= Joseph Keke =

Beninese politician

Joseph Adjignon Keke (5 December 1927 – 1 July 2017) was a Beninese politician.

Joseph Adjignon Keke was officially born on 5 December 1927 in Avrankou. He earned a degree in law and was an engineer in farming techniques. He flew back to Dahomey in 1956 and soon became Sourou-Migan Apithy's prime lieutenant. He was elected a deputy in 1959, representing the Parti Républicain Dahoméen, and became the party's vice president until 1960. He had been appointed minister of justice in Hubert Maga's first administration, serving from November 1960 to 1963. He was deposed as a minister in the 1963 coup. With the creation of the Presidential Council in 1970, Hubert Maga appointed Adjignon Keke Joseph minister of economics and planning.

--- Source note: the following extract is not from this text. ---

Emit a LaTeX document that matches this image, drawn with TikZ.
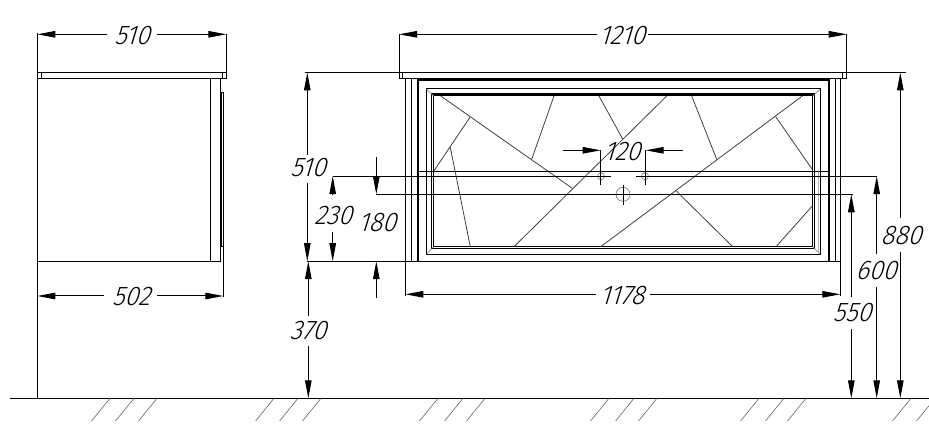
\documentclass[tikz,border=0pt]{standalone}
\usepackage{fontspec}
\newfontfamily\gost[FakeSlant=0.3,FakeStretch=0.93]{Fira Sans Light}
\usetikzlibrary{arrows.meta}
\tikzset{
  x=1pt,y=-1pt,
  edge/.style={line width=1pt,black},
  thick edge/.style={line width=2.4pt,black},
  medium edge/.style={line width=1.5pt,black},
  glass/.style={line width=.8pt,black!75},
  thin grey/.style={line width=.6pt,black!55},
  hatch/.style={line width=.6pt,black!60},
  dim/.style={line width=1pt,black},
  dimtip/.style={dim,-{Triangle[length=18pt,width=6.5pt]}},
  dimlabel/.style={font=\gost\fontsize{27}{27}\selectfont,inner sep=0pt,text=black},
}
% horizontal dimension: name, x1, x2, y, text, gap start, gap end, text centre x
\newcommand{\dimhoriz}[8]{%
  \coordinate (#1-a) at (#2,#4);\coordinate (#1-b) at (#3,#4);
  \coordinate (#1-g) at (#6,#4);\coordinate (#1-h) at (#7,#4);
  \node[dimlabel] (#1) at (#8,#4+1) {#5};
  \draw[dimtip] (#1-g) -- (#1-a);
  \draw[dimtip] (#1-h) -- (#1-b);}
% vertical dimension: name, x, y1, y2, text, gap start, gap end, text centre x, text centre y
\newcommand{\dimvert}[9]{%
  \coordinate (#1-a) at (#2,#3);\coordinate (#1-b) at (#2,#4);
  \coordinate (#1-g) at (#2,#6);\coordinate (#1-h) at (#2,#7);
  \node[dimlabel] (#1) at (#8,#9) {#5};
  \draw[dimtip] (#1-g) -- (#1-a);
  \draw[dimtip] (#1-h) -- (#1-b);}
\begin{document}
\begin{tikzpicture}
\useasboundingbox (0,0) rectangle (929,430);
% ground
\draw[edge] (10,398.3) -- (929,398.3);
\foreach \t in {110,134,157,274,298,321,438,463,485,609,634,657,759,784,806,911,935}{
  \draw[hatch] (\t,398.3) -- (\t-18.5,421);
}
% side view
\draw[edge] (37.3,72.5) rectangle (226.3,78.3);
\draw[edge] (41.3,72.5) -- (41.3,78.3) (222.3,72.5) -- (222.3,78.3);
\draw[edge] (37.3,78.3) rectangle (220.3,261.3);
\draw[edge] (210.3,78.3) -- (210.3,261.3);
\draw[edge] (221.5,93) rectangle (223.3,247);
\draw[edge] (37.3,33) -- (37.3,398.3);
\draw[edge] (226.3,34) -- (226.3,72.5);
\draw[edge] (223.3,247) -- (223.3,297);
% front view: counter top and carcass
\draw[edge] (399,72.5) rectangle (846.7,78.3);
\draw[edge] (402.3,72.5) -- (402.3,78.3) (842.3,72.5) -- (842.3,78.3);
\draw[edge] (399,34) -- (399,72.5) (846.7,34) -- (846.7,72.5);
\draw[edge] (405.3,78.3) -- (405.3,296) (411.3,78.3) -- (411.3,261);
\draw[edge] (835.7,78.3) -- (835.7,261) (840.3,78.3) -- (840.3,296);
\draw[thick edge] (418,261) -- (418,79.7) -- (829,79.7) -- (829,261);
% frame
\draw[edge] (426.3,89) rectangle (820.3,254.3);
\draw[medium edge] (431.7,94) rectangle (814.3,248.5);
\draw[edge] (433.7,96) rectangle (812.7,246.7);
\draw[thin grey] (426.3,89) -- (433.7,96) (820.3,89) -- (812.7,96)
  (426.3,254.3) -- (433.7,246.7) (820.3,254.3) -- (812.7,246.7);
\draw[line width=.8pt,black!30] (818.6,171.5) -- (818.6,252);
% glass pattern
\draw[glass] (440.7,96) -- (572.3,188.3);
\draw[glass] (470,117.3) -- (434,170.7);
\draw[glass] (450.3,147.3) -- (470.3,246.7);
\draw[glass] (554,96) -- (531.7,159.3);
\draw[glass] (599,96) -- (622.7,139);
\draw[glass] (514,246.7) -- (666.7,96);
\draw[glass] (802.3,96) -- (600.7,246.7);
\draw[glass] (691.7,96) -- (716.7,159.3);
\draw[glass] (775.7,116.7) -- (812.7,170);
\draw[glass] (676,190.7) -- (732.7,246.7);
\draw[glass] (812.3,206) -- (776,246.7);
% holes
\draw[thin grey] (601,176.3) circle (3.5) (645,176.3) circle (3.5) (623,194.3) circle (7);
\draw[edge] (623,185) -- (623,205);
% extension lines
\draw[edge] (305,72.5) -- (399,72.5) (846.7,72.5) -- (906,72.5);
\draw[edge] (418,171.5) -- (828,171.5);
\draw[edge] (332.7,176.2) -- (611,176.2) (636,176.2) -- (877,176.2);
\draw[edge] (376.3,194.3) -- (852.7,194.3);
\draw[edge] (307,261.2) -- (840.3,261.2);
\draw[edge] (600.7,150.3) -- (600.7,185) (645.7,150.3) -- (645.7,185);
% dimensions
\dimhoriz{d510s}{37.3}{226.3}{34.3}{510}{107}{157}{132}
\dimhoriz{d502}{37.3}{223.3}{296}{502}{104}{157}{131}
\dimhoriz{d1210}{399}{846.7}{34.3}{1210}{597}{648}{622}
\dimhoriz{d1178}{405.3}{840.3}{294.3}{1178}{596}{650}{622}
\dimhoriz{d120}{600.7}{645.7}{150.3}{120}{563}{683}{622}
\dimvert{d510}{307.3}{72.5}{261.2}{510}{155}{183}{308}{168}
\dimvert{d370}{308.3}{261.2}{398.3}{370}{316}{346}{308}{331}
\dimvert{d230}{332.7}{176.2}{261.2}{230}{195}{232}{333}{216}
\dimvert{d180}{376.3}{194.3}{261.2}{180}{157}{298}{377}{223}
\dimvert{d880}{900.3}{72.5}{398.3}{880}{218}{252}{901}{236}
\dimvert{d600}{876.7}{176.2}{398.3}{600}{254}{287}{876}{271}
\dimvert{d550}{851.3}{194.3}{398.3}{550}{297}{329}{852}{313}
\end{tikzpicture}
\end{document}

He served in this role until 1973 when he was deposed in another coup

Adjignon Keke Joseph practiced law in Cotonou during Mathieu Kérékou's military rule. In 1990, with the return to civilian politics, he made his political return as a party leader since Apithy had died the previous year. He joined with Justin Ahomadégbé-Tomêtin to form the Rassemblement National pour la Democratie. Keke was elected to the Beninese National Assembly. Despite being Nicephore Soglo's choice as speaker, he did not attain that position. Keke died on 1 July 2017, supposedly aged 89.